Stored data:
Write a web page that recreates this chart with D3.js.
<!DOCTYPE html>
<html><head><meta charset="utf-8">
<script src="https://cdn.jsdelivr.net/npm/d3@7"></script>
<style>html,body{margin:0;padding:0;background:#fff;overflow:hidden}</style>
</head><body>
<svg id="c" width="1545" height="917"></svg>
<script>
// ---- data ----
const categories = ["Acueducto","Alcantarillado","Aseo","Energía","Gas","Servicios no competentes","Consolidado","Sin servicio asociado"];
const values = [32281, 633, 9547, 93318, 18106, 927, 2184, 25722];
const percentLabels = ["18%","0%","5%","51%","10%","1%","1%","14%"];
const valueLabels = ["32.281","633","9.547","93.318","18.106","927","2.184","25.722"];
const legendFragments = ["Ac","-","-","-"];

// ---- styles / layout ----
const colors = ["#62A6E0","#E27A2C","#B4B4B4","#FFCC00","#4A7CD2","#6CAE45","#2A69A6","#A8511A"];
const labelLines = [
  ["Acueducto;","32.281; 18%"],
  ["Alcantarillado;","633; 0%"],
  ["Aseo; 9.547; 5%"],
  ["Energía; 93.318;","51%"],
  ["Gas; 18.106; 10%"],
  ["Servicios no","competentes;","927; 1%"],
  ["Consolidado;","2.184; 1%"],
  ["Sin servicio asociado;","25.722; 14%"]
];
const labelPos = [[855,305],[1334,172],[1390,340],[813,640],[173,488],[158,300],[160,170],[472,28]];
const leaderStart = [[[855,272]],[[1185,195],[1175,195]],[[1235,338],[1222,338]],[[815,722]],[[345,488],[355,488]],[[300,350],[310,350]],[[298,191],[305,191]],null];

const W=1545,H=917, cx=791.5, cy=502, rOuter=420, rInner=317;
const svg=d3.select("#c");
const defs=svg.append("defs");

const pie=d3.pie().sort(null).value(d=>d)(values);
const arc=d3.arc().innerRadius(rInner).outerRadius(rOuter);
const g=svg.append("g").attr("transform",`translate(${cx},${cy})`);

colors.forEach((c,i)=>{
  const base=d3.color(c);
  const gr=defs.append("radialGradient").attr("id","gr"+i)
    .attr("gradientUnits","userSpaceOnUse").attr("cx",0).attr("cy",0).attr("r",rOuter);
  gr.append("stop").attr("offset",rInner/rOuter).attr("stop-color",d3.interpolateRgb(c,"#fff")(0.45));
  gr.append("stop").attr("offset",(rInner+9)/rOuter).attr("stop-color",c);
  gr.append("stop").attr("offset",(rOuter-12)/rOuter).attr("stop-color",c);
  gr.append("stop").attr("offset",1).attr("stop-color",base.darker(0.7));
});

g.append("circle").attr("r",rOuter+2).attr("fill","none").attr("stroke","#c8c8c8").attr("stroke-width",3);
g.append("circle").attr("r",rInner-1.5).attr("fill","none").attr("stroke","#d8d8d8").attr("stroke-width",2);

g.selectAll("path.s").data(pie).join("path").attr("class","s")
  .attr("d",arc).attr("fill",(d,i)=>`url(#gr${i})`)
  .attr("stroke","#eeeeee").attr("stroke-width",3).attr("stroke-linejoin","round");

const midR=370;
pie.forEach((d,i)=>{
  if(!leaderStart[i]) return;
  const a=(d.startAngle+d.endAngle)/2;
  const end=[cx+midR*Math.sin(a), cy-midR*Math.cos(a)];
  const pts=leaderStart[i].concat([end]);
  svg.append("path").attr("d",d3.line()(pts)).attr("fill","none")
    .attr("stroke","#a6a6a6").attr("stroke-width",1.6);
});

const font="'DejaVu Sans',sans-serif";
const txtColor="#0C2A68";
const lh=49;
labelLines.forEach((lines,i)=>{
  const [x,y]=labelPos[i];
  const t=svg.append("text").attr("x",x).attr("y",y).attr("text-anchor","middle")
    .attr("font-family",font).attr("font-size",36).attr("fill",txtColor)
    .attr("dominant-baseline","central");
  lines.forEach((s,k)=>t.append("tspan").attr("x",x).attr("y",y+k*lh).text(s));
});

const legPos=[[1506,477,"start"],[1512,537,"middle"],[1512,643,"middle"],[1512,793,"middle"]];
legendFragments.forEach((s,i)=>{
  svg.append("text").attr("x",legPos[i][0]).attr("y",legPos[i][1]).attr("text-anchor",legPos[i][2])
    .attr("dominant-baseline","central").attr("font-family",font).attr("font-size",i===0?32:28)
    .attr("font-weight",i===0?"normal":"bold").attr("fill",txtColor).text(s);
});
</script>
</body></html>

Your task: Repeat the whole listing exactly, keeping every line intact.

Output for this exercise:
Write a web page that recreates this chart with D3.js.
<!DOCTYPE html>
<html><head><meta charset="utf-8">
<script src="https://cdn.jsdelivr.net/npm/d3@7"></script>
<style>html,body{margin:0;padding:0;background:#fff;overflow:hidden}</style>
</head><body>
<svg id="c" width="1545" height="917"></svg>
<script>
// ---- data ----
const categories = ["Acueducto","Alcantarillado","Aseo","Energía","Gas","Servicios no competentes","Consolidado","Sin servicio asociado"];
const values = [32281, 633, 9547, 93318, 18106, 927, 2184, 25722];
const percentLabels = ["18%","0%","5%","51%","10%","1%","1%","14%"];
const valueLabels = ["32.281","633","9.547","93.318","18.106","927","2.184","25.722"];
const legendFragments = ["Ac","-","-","-"];

// ---- styles / layout ----
const colors = ["#62A6E0","#E27A2C","#B4B4B4","#FFCC00","#4A7CD2","#6CAE45","#2A69A6","#A8511A"];
const labelLines = [
  ["Acueducto;","32.281; 18%"],
  ["Alcantarillado;","633; 0%"],
  ["Aseo; 9.547; 5%"],
  ["Energía; 93.318;","51%"],
  ["Gas; 18.106; 10%"],
  ["Servicios no","competentes;","927; 1%"],
  ["Consolidado;","2.184; 1%"],
  ["Sin servicio asociado;","25.722; 14%"]
];
const labelPos = [[855,305],[1334,172],[1390,340],[813,640],[173,488],[158,300],[160,170],[472,28]];
const leaderStart = [[[855,272]],[[1185,195],[1175,195]],[[1235,338],[1222,338]],[[815,722]],[[345,488],[355,488]],[[300,350],[310,350]],[[298,191],[305,191]],null];

const W=1545,H=917, cx=791.5, cy=502, rOuter=420, rInner=317;
const svg=d3.select("#c");
const defs=svg.append("defs");

const pie=d3.pie().sort(null).value(d=>d)(values);
const arc=d3.arc().innerRadius(rInner).outerRadius(rOuter);
const g=svg.append("g").attr("transform",`translate(${cx},${cy})`);

colors.forEach((c,i)=>{
  const base=d3.color(c);
  const gr=defs.append("radialGradient").attr("id","gr"+i)
    .attr("gradientUnits","userSpaceOnUse").attr("cx",0).attr("cy",0).attr("r",rOuter);
  gr.append("stop").attr("offset",rInner/rOuter).attr("stop-color",d3.interpolateRgb(c,"#fff")(0.45));
  gr.append("stop").attr("offset",(rInner+9)/rOuter).attr("stop-color",c);
  gr.append("stop").attr("offset",(rOuter-12)/rOuter).attr("stop-color",c);
  gr.append("stop").attr("offset",1).attr("stop-color",base.darker(0.7));
});

g.append("circle").attr("r",rOuter+2).attr("fill","none").attr("stroke","#c8c8c8").attr("stroke-width",3);
g.append("circle").attr("r",rInner-1.5).attr("fill","none").attr("stroke","#d8d8d8").attr("stroke-width",2);

g.selectAll("path.s").data(pie).join("path").attr("class","s")
  .attr("d",arc).attr("fill",(d,i)=>`url(#gr${i})`)
  .attr("stroke","#eeeeee").attr("stroke-width",3).attr("stroke-linejoin","round");

const midR=370;
pie.forEach((d,i)=>{
  if(!leaderStart[i]) return;
  const a=(d.startAngle+d.endAngle)/2;
  const end=[cx+midR*Math.sin(a), cy-midR*Math.cos(a)];
  const pts=leaderStart[i].concat([end]);
  svg.append("path").attr("d",d3.line()(pts)).attr("fill","none")
    .attr("stroke","#a6a6a6").attr("stroke-width",1.6);
});

const font="'DejaVu Sans',sans-serif";
const txtColor="#0C2A68";
const lh=49;
labelLines.forEach((lines,i)=>{
  const [x,y]=labelPos[i];
  const t=svg.append("text").attr("x",x).attr("y",y).attr("text-anchor","middle")
    .attr("font-family",font).attr("font-size",36).attr("fill",txtColor)
    .attr("dominant-baseline","central");
  lines.forEach((s,k)=>t.append("tspan").attr("x",x).attr("y",y+k*lh).text(s));
});

const legPos=[[1506,477,"start"],[1512,537,"middle"],[1512,643,"middle"],[1512,793,"middle"]];
legendFragments.forEach((s,i)=>{
  svg.append("text").attr("x",legPos[i][0]).attr("y",legPos[i][1]).attr("text-anchor",legPos[i][2])
    .attr("dominant-baseline","central").attr("font-family",font).attr("font-size",i===0?32:28)
    .attr("font-weight",i===0?"normal":"bold").attr("fill",txtColor).text(s);
});
</script>
</body></html>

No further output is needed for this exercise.